2. Roster Changes for X-Factor
Post-MC, there was a lot of bringing back of the good, but also ruining what was already working. X-Factor's roster was an example of this. After MC we found ourselves with a void in the team with both Rahne (egh) and Layla Miller gone. Miller likely being the series then favorite character, and also a vital contributor to the series' fun factor and energy.
From there the series went downhill in a massive way. David tried to work his already established magic with C-List characters again by bringing in Longshot and Darwin. Which was then met with lackluster response, not that it mattered as his working with them was pretty minimal. Finally, he made a couple shocking and much-needed moves to spice things up, and in effort to maintain momentum it seems, he brought back Shatterstar as boyfriend to Rictor and Layla Miller now as an adult. And right then he killed Miller's appeal as her "knowing stuff" was explained (some things are better left unsaid), and he removed the charm of a fearless, precocious teenage girl by having her as an adult. Ever since the team's felt overstuffed as no one's been booted off the island yet, and no one's had much development in awhile except series star, Multiple Man, who eats up way too much spotlight. In order to regain interest with fans, David would need to trim the fat of this team, meaning the redundant (Longshot) and the uninteresting (Darwin).

1. Utopia
The worst Post-MC move was made with Utopia, as Matt Fraction got control of an entire crossover and people's eyes were finally opened to what a crap job he was doing with Uncanny.
Utopia made things horrible because art-wise, which can make or break a book, putting all the X-Men on an island does not work. Because here's your panels: Characters with a background of light blue for either sky or water and gray-brown for the island. It's the ugliest thing that no artist can make look right.
What's worse is it wasn't even a believable move. You're an endangered species, so you're gonna put them all in one place surrounded by water? Seriously, if Bastion was serious about his prejudice he would've just dropped one nuke on Utopia, and the majority of his problem would have been taken care of. And what's worse is out of all this, Cyclops has upped his man-child, douchebag levels to heights so high I find it hard to believe someone hasn't shot him in the head yet. And somehow people are still in support of him as leader, choosing to view him as a level-headed leader who's thinking of his people before himself. Whatever delusions keep ya happy, fanboys. To conclude, Utopia was truly the worst Post-Messiah Complex move made.

1 comment:

FSaker said...

It's interesting to notice that practically all the best post-Messiah CompleX moves are based in reimaginings of the 1990s (New Mutants being the exception, although it is a reimagining as well), a period that left not so many fond memories. It's like if the writers decided to bring back these ideas and give them a new approach. Shatterstar and Rictor, for instance, are now much more interesting characters than they used to be - and that's NOT because they are gay, it's because they have personalities now instead of being just a bunch of muscles, twisted Liefeld-esque smiles and punchlines. I always considered that Cable's X-Force sucked, but this current X-Force team is brilliant, with much more depth. Archangel was fine back in the 1990s, but now he's more interesting as a completely wild card, who may be the X-Men's greatest asset or greatest liability.

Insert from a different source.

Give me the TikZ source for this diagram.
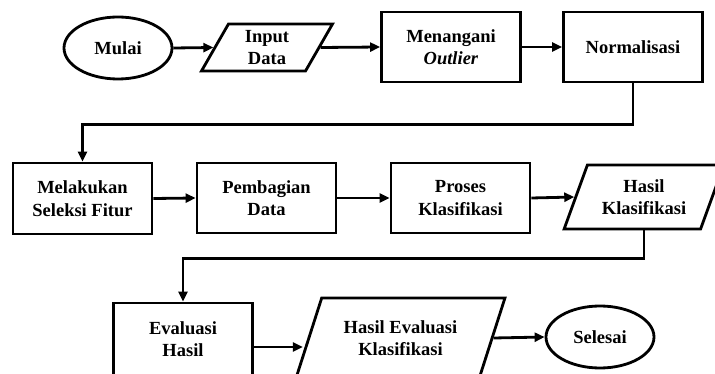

As for Psylocke, yes, it's amazing to see how much attention she's got ever since her return. While I was relieved when she was taken out of Claremont's hands that were ruining her, I was always afraid that Fraction would use her as wallpaper as he did with Dazzler and Northstar and that other writers wouldn't be interested in using her in their stories. Fortunately, and I don't know whether to thank the fans' dedication or the writers' interest on her, Psylocke has become a quite prominent character in the current X-verse, and even Fraction has used her as more than wallpaper (although she of course isn't in the same level in Uncanny as Scott, Emma, Magneto and Namor, but at least she is getting panel time, action scenes and LINES)! I hope she can keep getting this attention after Second Coming!